Eventually, Hugh acquiesced to the Pope’s request, and he served as Bishop of Grenoble for two years with distinction, reforming the clergy, rooting out immoral practices, and fostering a rich devotional life among the laity. No doubt thinking that he’d done his bit – that he’d put in his time and so earned the right to pursue his own desires – he decided to flee and “privately resigned his bishopric, presuming on the tacit consent of the Holy See,” as Butler’s has it. Hugh thereafter made a beeline for a monastery and piously laid low for a full year.

Yet the good bishop wasn’t going to get off that easy. The Pope “commanded him, in virtue of holy obedience, to resume his pastoral charge,” notes Butler. It was a “quo vadis” crisis for St. Hugh – a “where are you going” moment. He could’ve resisted – he could’ve fled again.

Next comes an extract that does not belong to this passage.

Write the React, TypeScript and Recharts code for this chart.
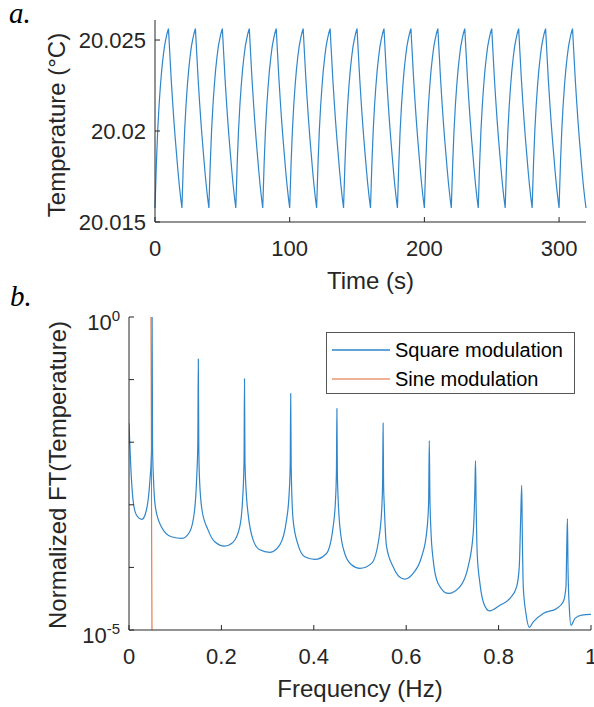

Instead, he plunged back into the episcopal fray. “Coming out of his solitude…he announced the divine law with greater zeal and success than ever.” Moreover, Hugh was instrumental in settling St. Bruno and his band of followers in their mountain fastness of Chartreuse, thereby facilitating the foundation of the Carthusian monastic order – an institution marked by courageous witness to the faith during the English Reformation and beyond.

Unfortunately for Hugh, his involvement with the early Carthusians only fanned his monastic inclinations, and he ardently desired to join Bruno and his brothers in isolation. “His love of heavenly things made all temporal affairs seem to him burdensome and tedious,” Butler writes, and Hugh repeatedly applied to the Holy See for release from his episcopal duties. No dice – he served the church at Grenoble the rest of his life, and his final days were marked by an incapacitating illness which he suffered with patience and spiritual fervor. Pope Innocent II canonized Hugh in 1134.

The world tells us to seek pleasure and ease; the Gospel directs us to “lay up treasure in heaven” and “seek first the Kingdom of God.” The world promotes expediency; the Gospel, sanctity. The world, upward mobility and success; the Gospel, humility and service to the poor.

Happy April Fool’s Day indeed. St. Hugh of Grenoble, pray for us.